Now I'm at a point where I don't need to change anything, the truck just works and runs great. Now I'm thinking about actual mods, basically I want to plan on modifying/upgrading every component possible, but prioritize them in such a way that they are 2-3-4 years down the road and may not ever do them, but just to have a roadmap of what I want to do with it and be aware of every upgrade that I could theoretically purchase and install. Price determines priority in a lot of cases.
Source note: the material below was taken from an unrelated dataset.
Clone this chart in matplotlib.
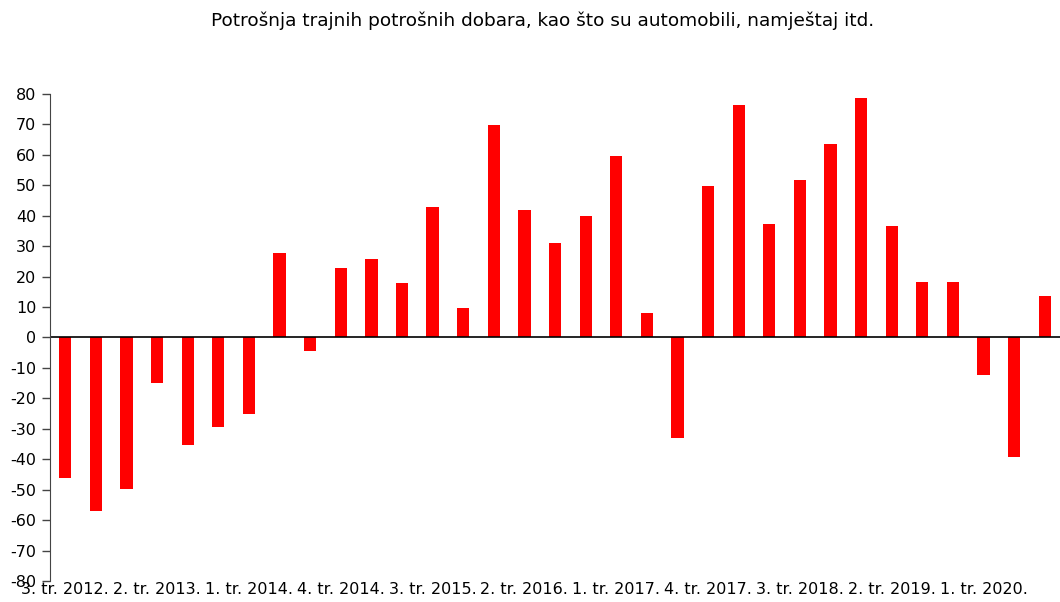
import numpy as np
import matplotlib
matplotlib.use('Agg')
import matplotlib.pyplot as plt

plt.rcParams['font.family'] = ['DejaVu Sans']

# quarters 3. tr. 2012 .. 3. tr. 2020
quarters = []
for y in range(2012, 2021):
    for q in range(1, 5):
        if (y == 2012 and q < 3) or (y == 2020 and q > 3):
            continue
        quarters.append('%d. tr. %d.' % (q, y))

values = [-46.3, -57.1, -49.8, -15.0, -35.3, -29.4, -25.1, 27.7, -4.3, 22.9,
          25.7, 17.9, 42.9, 9.6, 69.7, 41.9, 31.1, 39.8, 59.7, 8.2,
          -32.9, 49.9, 76.4, 37.3, 51.7, 63.6, 78.6, 36.5, 18.2, 18.3,
          -12.4, -39.3, 13.6]

yticks = list(range(-80, 81, 10))
title = 'Potrošnja trajnih potrošnih dobara, kao što su automobili, namještaj itd.'

fig = plt.figure(figsize=(10.6, 6.02), dpi=100)
ax = fig.add_axes([0.0472, 0.0349, 0.9528, 0.809])

x = np.arange(len(values))
ax.bar(x, values, width=0.4, color='#ff0000')
ax.axhline(0, color='black', lw=1.2)

ax.set_xlim(-0.5, len(values) - 0.5)
ax.set_ylim(-80, 80)
ax.set_yticks(yticks)
ax.set_yticklabels([str(t) for t in yticks], fontsize=11.5)
ax.tick_params(axis='y', length=6, width=1, color='#444444', pad=4)

ax.set_xticks(x[::3])
ax.set_xticklabels(quarters[::3], fontsize=11.5)
ax.tick_params(axis='x', length=0, pad=1)

for s in ['top', 'right', 'bottom']:
    ax.spines[s].set_visible(False)
ax.spines['left'].set_color('#444444')

fig.text(0.512, 0.966, title, ha='center', va='center', fontsize=13.3)

fig.savefig('out.png', dpi=100)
Now when I bought the Vitara it was giving me 20-21 mpg, now my last update was 27.3 mpg but city driving, it's probably easy 28.5 mpg if all highway. Every week or so spending $300-400 on it to try recover another 0.5 mpg is basically the plan. I think the thing will cap out at about 32-33 mpg before aero mods. With a few other mods I might be able to get it close to where my rustbucket Accord is now. It sounds like being a "modern vehicle" I won't have much to gain but there is. This thing has a mechanical fan on the engine, I'm swapping it for an electric and there is basically a guaranteed increase in mileage. Putting an thin belly pan plate under the body could help quite a bit too. I bet if I put $2000 more into the truck in specific areas I could come out at a net gain in 3-4 years. Plus that whole time, I have a very efficient truck that can haul ass in 3 foot of snow. Worth every penny.

Not particularly interested in skinny tires though! Rides good enough on stock sized rubber! Also, my driving tactics are already hypermile-focused.